— start of TASK DATA —
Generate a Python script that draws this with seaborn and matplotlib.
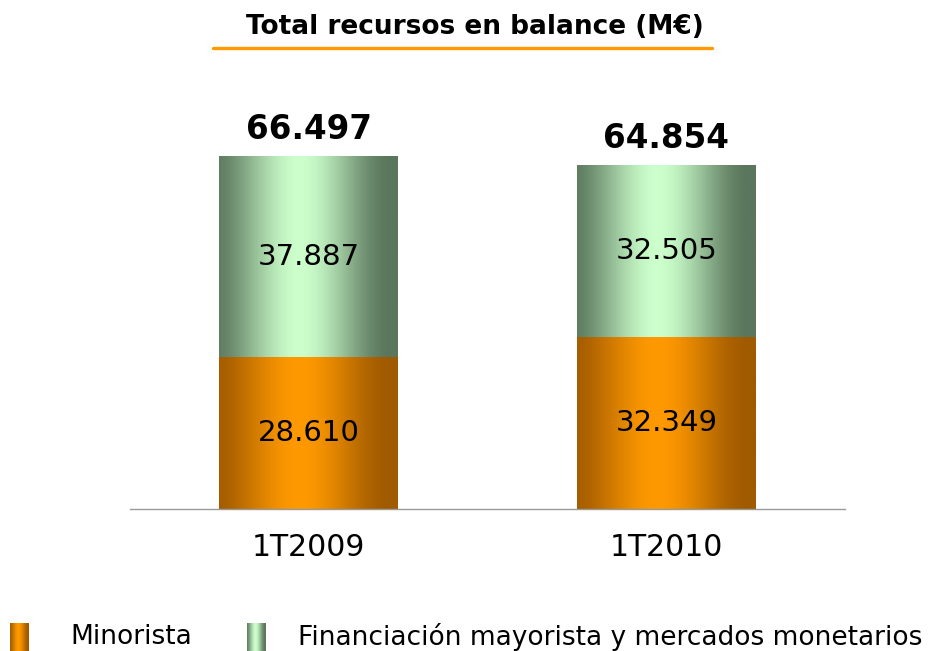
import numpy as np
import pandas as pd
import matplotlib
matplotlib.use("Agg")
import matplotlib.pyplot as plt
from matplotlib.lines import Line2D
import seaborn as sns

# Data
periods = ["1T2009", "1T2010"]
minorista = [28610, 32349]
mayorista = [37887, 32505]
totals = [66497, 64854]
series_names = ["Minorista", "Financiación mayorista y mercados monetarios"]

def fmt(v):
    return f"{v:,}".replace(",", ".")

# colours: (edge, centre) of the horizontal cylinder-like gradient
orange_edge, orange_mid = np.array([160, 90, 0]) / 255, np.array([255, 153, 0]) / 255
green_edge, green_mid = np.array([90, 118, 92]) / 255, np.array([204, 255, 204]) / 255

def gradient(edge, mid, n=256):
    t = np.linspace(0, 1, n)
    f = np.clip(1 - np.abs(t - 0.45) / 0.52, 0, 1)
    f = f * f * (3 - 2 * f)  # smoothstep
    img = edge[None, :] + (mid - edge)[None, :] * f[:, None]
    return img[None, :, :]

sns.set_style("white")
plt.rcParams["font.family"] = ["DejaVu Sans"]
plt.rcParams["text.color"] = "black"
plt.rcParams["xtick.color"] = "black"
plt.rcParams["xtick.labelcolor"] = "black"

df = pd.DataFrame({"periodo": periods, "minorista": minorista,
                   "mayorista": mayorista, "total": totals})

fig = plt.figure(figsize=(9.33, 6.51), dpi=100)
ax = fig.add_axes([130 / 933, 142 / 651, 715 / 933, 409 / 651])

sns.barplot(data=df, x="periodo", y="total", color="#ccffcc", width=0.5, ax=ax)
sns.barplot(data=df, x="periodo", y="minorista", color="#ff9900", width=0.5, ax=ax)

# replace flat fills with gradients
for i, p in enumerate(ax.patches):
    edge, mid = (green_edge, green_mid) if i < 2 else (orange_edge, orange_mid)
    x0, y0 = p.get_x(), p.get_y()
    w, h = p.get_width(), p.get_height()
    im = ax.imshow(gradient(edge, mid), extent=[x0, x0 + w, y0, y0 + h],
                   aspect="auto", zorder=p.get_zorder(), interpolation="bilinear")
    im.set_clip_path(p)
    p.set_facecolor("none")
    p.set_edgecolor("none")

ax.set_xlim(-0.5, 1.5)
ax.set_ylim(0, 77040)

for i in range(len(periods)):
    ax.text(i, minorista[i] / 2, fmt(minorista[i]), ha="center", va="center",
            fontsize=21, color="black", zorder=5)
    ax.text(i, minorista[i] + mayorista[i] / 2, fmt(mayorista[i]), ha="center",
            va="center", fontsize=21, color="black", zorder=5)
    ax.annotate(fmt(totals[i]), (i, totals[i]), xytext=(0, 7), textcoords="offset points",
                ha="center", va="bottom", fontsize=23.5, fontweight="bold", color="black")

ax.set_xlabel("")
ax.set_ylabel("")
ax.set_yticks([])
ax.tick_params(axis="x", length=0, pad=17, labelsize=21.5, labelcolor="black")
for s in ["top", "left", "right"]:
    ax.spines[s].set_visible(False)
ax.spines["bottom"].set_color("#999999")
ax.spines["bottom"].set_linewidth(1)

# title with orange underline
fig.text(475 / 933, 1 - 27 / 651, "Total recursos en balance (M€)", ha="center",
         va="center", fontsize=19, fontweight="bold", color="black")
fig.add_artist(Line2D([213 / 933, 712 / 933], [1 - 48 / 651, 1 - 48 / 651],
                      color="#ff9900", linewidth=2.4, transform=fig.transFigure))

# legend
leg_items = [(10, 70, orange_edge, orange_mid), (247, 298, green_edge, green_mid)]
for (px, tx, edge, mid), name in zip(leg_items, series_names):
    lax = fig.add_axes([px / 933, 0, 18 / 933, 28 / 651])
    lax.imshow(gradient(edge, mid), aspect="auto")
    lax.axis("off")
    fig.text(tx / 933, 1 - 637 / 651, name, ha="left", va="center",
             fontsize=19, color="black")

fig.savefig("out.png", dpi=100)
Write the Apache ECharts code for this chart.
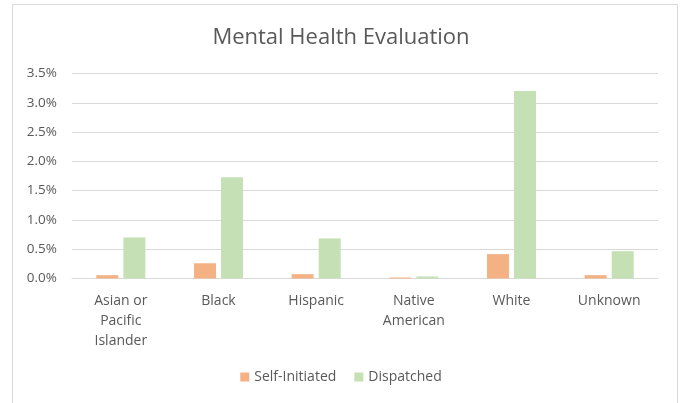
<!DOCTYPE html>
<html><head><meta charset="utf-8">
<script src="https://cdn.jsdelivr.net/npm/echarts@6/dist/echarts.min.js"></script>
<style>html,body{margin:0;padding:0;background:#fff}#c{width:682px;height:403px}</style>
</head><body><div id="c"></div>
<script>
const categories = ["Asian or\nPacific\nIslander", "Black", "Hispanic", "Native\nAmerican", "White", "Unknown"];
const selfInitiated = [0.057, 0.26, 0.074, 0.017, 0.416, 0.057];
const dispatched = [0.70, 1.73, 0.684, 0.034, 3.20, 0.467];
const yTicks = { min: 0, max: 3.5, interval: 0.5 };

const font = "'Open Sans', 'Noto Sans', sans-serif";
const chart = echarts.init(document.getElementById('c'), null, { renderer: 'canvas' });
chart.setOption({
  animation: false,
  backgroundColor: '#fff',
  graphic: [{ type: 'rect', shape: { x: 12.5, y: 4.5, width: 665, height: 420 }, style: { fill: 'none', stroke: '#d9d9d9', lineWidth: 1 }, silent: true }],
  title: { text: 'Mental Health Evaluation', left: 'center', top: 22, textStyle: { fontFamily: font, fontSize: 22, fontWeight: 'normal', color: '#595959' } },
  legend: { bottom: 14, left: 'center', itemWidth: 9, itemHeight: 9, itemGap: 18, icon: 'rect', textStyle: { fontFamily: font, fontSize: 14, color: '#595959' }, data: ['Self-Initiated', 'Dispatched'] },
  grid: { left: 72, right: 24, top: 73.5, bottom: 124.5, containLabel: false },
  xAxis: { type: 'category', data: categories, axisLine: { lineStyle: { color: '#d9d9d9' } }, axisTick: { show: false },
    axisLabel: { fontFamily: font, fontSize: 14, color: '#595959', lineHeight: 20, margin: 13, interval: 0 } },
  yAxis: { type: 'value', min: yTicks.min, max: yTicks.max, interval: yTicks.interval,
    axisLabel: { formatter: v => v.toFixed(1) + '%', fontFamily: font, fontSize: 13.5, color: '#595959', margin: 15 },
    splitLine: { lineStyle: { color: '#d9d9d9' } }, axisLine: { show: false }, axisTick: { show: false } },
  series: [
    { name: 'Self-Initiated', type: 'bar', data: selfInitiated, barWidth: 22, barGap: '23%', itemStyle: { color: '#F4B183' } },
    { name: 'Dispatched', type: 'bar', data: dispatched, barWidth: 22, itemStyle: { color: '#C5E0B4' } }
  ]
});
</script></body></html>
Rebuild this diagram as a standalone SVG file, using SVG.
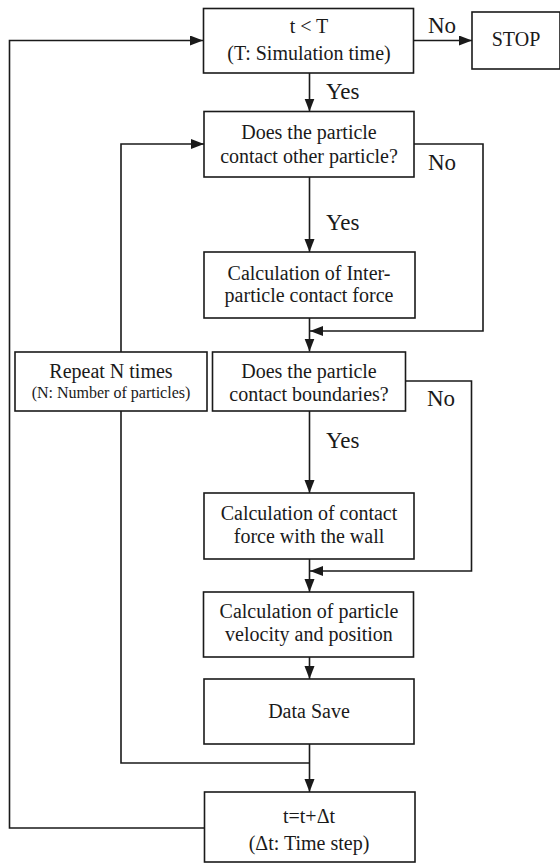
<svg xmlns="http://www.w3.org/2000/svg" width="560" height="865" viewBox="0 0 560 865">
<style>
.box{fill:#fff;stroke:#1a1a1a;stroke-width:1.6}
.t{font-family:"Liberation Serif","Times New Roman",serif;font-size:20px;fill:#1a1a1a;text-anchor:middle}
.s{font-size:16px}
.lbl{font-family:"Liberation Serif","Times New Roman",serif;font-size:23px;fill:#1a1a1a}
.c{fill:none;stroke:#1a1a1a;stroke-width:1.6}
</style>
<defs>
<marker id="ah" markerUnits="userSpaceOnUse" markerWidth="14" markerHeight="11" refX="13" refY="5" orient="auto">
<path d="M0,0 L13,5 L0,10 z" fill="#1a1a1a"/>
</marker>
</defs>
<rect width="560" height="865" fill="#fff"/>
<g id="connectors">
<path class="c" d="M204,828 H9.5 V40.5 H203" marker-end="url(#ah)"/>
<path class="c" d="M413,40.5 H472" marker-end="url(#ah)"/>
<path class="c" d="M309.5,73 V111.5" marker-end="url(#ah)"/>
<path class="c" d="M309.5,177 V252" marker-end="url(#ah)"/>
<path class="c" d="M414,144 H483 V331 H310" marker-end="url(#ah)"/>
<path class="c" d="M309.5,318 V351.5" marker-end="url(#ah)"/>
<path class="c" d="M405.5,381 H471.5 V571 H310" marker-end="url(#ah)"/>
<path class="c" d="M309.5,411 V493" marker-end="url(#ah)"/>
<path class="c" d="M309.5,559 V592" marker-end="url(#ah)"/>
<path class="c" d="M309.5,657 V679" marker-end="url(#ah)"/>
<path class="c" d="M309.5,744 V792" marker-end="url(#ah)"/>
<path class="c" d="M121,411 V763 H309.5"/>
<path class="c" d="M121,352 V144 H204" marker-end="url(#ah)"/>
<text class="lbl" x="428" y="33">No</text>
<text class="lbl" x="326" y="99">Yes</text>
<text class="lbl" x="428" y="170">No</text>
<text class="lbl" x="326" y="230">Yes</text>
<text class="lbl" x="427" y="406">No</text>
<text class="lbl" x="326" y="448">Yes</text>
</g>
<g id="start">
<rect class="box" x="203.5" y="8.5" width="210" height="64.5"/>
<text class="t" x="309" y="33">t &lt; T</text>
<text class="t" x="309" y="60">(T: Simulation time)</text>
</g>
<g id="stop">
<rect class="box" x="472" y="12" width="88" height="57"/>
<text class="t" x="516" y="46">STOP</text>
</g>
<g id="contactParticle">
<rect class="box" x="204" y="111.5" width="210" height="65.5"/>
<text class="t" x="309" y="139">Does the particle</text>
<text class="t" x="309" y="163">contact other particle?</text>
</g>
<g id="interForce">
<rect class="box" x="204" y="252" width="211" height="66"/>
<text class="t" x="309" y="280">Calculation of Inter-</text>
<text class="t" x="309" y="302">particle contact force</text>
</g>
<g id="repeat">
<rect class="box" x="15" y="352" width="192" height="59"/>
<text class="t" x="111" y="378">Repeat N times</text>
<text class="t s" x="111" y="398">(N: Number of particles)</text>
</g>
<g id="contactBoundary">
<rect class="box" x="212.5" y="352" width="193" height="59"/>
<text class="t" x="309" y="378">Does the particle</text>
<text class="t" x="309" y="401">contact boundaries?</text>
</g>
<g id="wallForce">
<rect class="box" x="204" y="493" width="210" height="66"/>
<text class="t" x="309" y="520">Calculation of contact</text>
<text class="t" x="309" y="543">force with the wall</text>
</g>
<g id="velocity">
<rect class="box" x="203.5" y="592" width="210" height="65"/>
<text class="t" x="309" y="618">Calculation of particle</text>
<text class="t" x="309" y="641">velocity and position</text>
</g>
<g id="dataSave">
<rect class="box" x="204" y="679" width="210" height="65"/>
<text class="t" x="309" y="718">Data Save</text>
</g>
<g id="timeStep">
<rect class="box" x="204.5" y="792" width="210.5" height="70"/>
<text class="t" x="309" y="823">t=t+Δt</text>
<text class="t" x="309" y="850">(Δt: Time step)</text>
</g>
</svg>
— end of TASK DATA —
EXERCISE TASK: Keep the images out of the copy. Repeat word for word only the lines from the one containing "Write the Apache ECharts code for this chart." through the one containing "3.5, interval: 0.5", both ends included.

TASK SOLUTION:
Write the Apache ECharts code for this chart.
<!DOCTYPE html>
<html><head><meta charset="utf-8">
<script src="https://cdn.jsdelivr.net/npm/echarts@6/dist/echarts.min.js"></script>
<style>html,body{margin:0;padding:0;background:#fff}#c{width:682px;height:403px}</style>
</head><body><div id="c"></div>
<script>
const categories = ["Asian or\nPacific\nIslander", "Black", "Hispanic", "Native\nAmerican", "White", "Unknown"];
const selfInitiated = [0.057, 0.26, 0.074, 0.017, 0.416, 0.057];
const dispatched = [0.70, 1.73, 0.684, 0.034, 3.20, 0.467];
const yTicks = { min: 0, max: 3.5, interval: 0.5 };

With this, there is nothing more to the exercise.